DeepSpeed
DeepSpeed copied to clipboard
CUDA error: unknown error
When I finetuned the G-LLava on 8 A100s, I met such a problem several times.
The full trace is here https://drive.google.com/file/d/195PO96uWKnx4LE3BWjxm0DsrQxWbj3QP/view?usp=sharing
The script is here https://github.com/pipilurj/G-LLaVA/blob/main/scripts
It worked well for finetuning the first stage using run_alignment.sh. But when I finetuned the second stage using run_qa.sh, I met the aboved problem. Now when I input "nvidia-smi" in the terminal, it shows "Unable to determine the device handle for GPU 0000:4F:00.0: Unknown Error". Can anyone please help me solve my problem? Thank you!
@liuhui0401 - this seems like a cuda error, or a bad state that the GPUs are in. If you power cycle the machine, does nvidia-smi work?

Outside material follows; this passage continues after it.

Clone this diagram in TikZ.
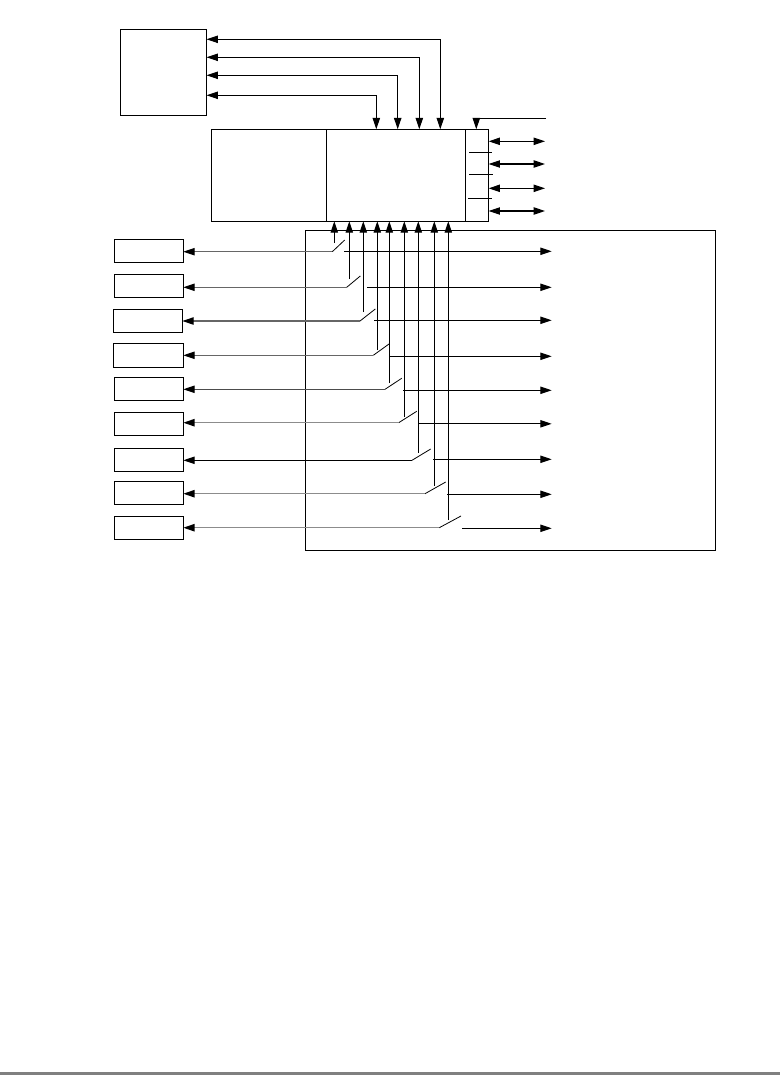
\documentclass[tikz,border=0pt]{standalone}
\usepackage{xcolor}
\usepackage{tikz}
\usetikzlibrary{arrows.meta,positioning}

\begin{document}
\begin{tikzpicture}[
    x=0.75pt, y=-0.75pt,
    box/.style={draw, line width=0.8pt, inner sep=0pt, outer sep=0pt},
    port/.style={box, minimum width=51.75pt, minimum height=17.25pt},
    wire/.style={line width=0.8pt},
    faint/.style={line width=1.1pt, draw=black!45},
    lever/.style={line width=0.6pt},
    arrow/.style={-{Triangle[length=8.5pt,width=5.5pt,black]}, wire},
    biarrow/.style={{Triangle[length=8.5pt,width=5.5pt,black]}-{Triangle[length=8.5pt,width=5.5pt,black]}, wire}
  ]
    \useasboundingbox (0,0) rectangle (780,1075);
    \fill[black!50] (0,1072) rectangle (780,1075);

    % upper blocks
    \node[box, minimum width=64.5pt, minimum height=64.5pt] (mem) at (163.5,72.3) {};
    \node[box, minimum width=86.25pt, minimum height=69pt] (core) at (268.8,175.3) {};
    \node[box, minimum width=104.5pt, minimum height=69pt, right=0pt of core] (ctrl) {};
    \node[box, minimum width=17.25pt, minimum height=69pt, right=0pt of ctrl] (pins) {};
    \node[box, minimum width=307pt, minimum height=240pt] (bus) at (510.5,390.3) {};

    % left column
    \node[port] (p1) at (148.8,250.8) {};
    \node[port] (p2) at (148.8,285.8) {};
    \node[port] (p3) at (147.8,320.8) {};
    \node[port, minimum width=52.5pt, minimum height=17.8pt] (p4) at (148.3,355.2) {};
    \node[port] (p5) at (148.8,388.8) {};
    \node[port] (p6) at (148.8,423.8) {};
    \node[port] (p7) at (148.8,459.8) {};
    \node[port] (p8) at (148.8,492.8) {};
    \node[port] (p9) at (148.8,527.8) {};

    % top bus
    \coordinate (t1) at (440.3,39.3);
    \coordinate (t2) at (419.3,57.3);
    \coordinate (t3) at (397.7,75.3);
    \coordinate (t4) at (376.3,95.3);
    \draw[biarrow] (mem.east |- t1) -- (t1) -- (t1 |- ctrl.north);
    \draw[biarrow] (mem.east |- t2) -- (t2) -- (t2 |- ctrl.north);
    \draw[biarrow] (mem.east |- t3) -- (t3) -- (t3 |- ctrl.north);
    \draw[biarrow] (mem.east |- t4) -- (t4) -- (t4 |- ctrl.north);

    % pins on the right
    \coordinate (clk) at (546,118.7);
    \coordinate (clkb) at (476.3,118.7);
    \coordinate (r1) at (545,141.3);
    \coordinate (r2) at (545,164);
    \coordinate (r3) at (545,188.3);
    \coordinate (r4) at (545,211);
    \draw[arrow] (clk) -- (clkb) -- (clkb |- pins.north);
    \draw[biarrow] (pins.east |- r1) -- (r1);
    \draw[biarrow] (pins.east |- r2) -- (r2);
    \draw[biarrow] (pins.east |- r3) -- (r3);
    \draw[biarrow] (pins.east |- r4) -- (r4);
    \coordinate (k1a) at (469.3,152.3);
    \coordinate (k1b) at (492,152.3);
    \coordinate (k2a) at (469.3,174.3);
    \coordinate (k2b) at (493,174.3);
    \coordinate (k3a) at (468,198.3);
    \coordinate (k3b) at (492,198.3);
    \draw[wire] (k1a) -- (k1b);
    \draw[wire] (k2a) -- (k2b);
    \draw[wire] (k3a) -- (k3b);

    % switch roots, switch tips
    \coordinate (a1) at (332.3,251.7);
    \coordinate (b1) at (344.7,240);
    \coordinate (a2) at (346.7,287.3);
    \coordinate (b2) at (360.3,276);
    \coordinate (a3) at (360,321);
    \coordinate (b3) at (375.3,309);
    \coordinate (a4) at (373.3,355.3);
    \coordinate (b4) at (389,344);
    \coordinate (a5) at (385,389.3);
    \coordinate (b5) at (401.7,378.3);
    \coordinate (a6) at (398.7,422.7);
    \coordinate (b6) at (416.7,411.3);
    \coordinate (a7) at (412,460.3);
    \coordinate (b7) at (430.7,449);
    \coordinate (a8) at (425,493.7);
    \coordinate (b8) at (445.7,482);
    \coordinate (a9) at (439.3,527.7);
    \coordinate (b9) at (461,516);
    \draw[lever] (a1) -- (b1);
    \draw[lever] (a2) -- (b2);
    \draw[lever] (a3) -- (b3);
    \draw[lever] (a4) -- (b4);
    \draw[lever] (a5) -- (b5);
    \draw[lever] (a6) -- (b6);
    \draw[lever] (a7) -- (b7);
    \draw[lever] (a8) -- (b8);
    \draw[lever] (a9) -- (b9);

    % switch roots back to the left column
    \draw[arrow, draw=black!60] (a1) -- (a1 -| p1.east);
    \draw[arrow, draw=black!60] (a2) -- (a2 -| p2.east);
    \draw[arrow, draw=black!60] (a3) -- (a3 -| p3.east);
    \draw[arrow, draw=black!60] (a4) -- (a4 -| p4.east);
    \draw[arrow, draw=black!70] (a5) -- (a5 -| p5.east);
    \draw[arrow, faint] (a6) -- (a6 -| p6.east);
    \draw[arrow] (a7) -- (a7 -| p7.east);
    \draw[arrow, faint] (a8) -- (a8 -| p8.east);
    \draw[arrow, faint] (a9) -- (a9 -| p9.east);

    % risers into the middle block
    \coordinate (v1) at (334.3,243);
    \coordinate (v2) at (349.3,279);
    \coordinate (v3) at (363.3,312);
    \coordinate (v4) at (377.3,350);
    \coordinate (v5) at (389.3,383);
    \coordinate (v6) at (404.3,416.7);
    \coordinate (v7) at (418.3,452.7);
    \coordinate (v8) at (434.3,485.7);
    \coordinate (v9) at (448.3,520);
    \draw[arrow] (v1) -- (v1 |- ctrl.south);
    \draw[arrow] (v2) -- (v2 |- ctrl.south);
    \draw[arrow] (v3) -- (v3 |- ctrl.south);
    \draw[arrow] (v4) -- (v4 |- ctrl.south);
    \draw[arrow] (v5) -- (v5 |- ctrl.south);
    \draw[arrow] (v6) -- (v6 |- ctrl.south);
    \draw[arrow] (v7) -- (v7 |- ctrl.south);
    \draw[arrow] (v8) -- (v8 |- ctrl.south);
    \draw[arrow] (v9) -- (v9 |- ctrl.south);

    % outputs
    \coordinate (out) at (551.7,0);
    \coordinate (c1) at (344,251.3);
    \coordinate (c2) at (367,287.3);
    \coordinate (c3) at (374,320.3);
    \coordinate (c4) at (389.3,356.3);
    \coordinate (c5) at (403.3,390.3);
    \coordinate (c6) at (419,423.8);
    \coordinate (c7) at (433.3,459.3);
    \coordinate (c8) at (447.3,494.3);
    \coordinate (c9) at (462,528.3);
    \draw[arrow] (c1) -- (c1 -| out);
    \draw[arrow] (c2) -- (c2 -| out);
    \draw[arrow] (c3) -- (c3 -| out);
    \draw[arrow] (c4) -- (c4 -| out);
    \draw[arrow] (c5) -- (c5 -| out);
    \draw[arrow] (c6) -- (c6 -| out);
    \draw[arrow] (c7) -- (c7 -| out);
    \draw[arrow] (c8) -- (c8 -| out);
    \draw[arrow] (c9) -- (c9 -| out);
  \end{tikzpicture}
\end{document}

@liuhui0401 - this seems like a cuda error, or a bad state that the GPUs are in. If you power cycle the machine, does nvidia-smi work?
Yes. But if I finetune again, I will meet the same problem again. I don't know the reason.
I see, what cuda version are you using currently and can you try with a newer version as well?
Closing as stale, if you are still hitting this, please comment and we can re-open.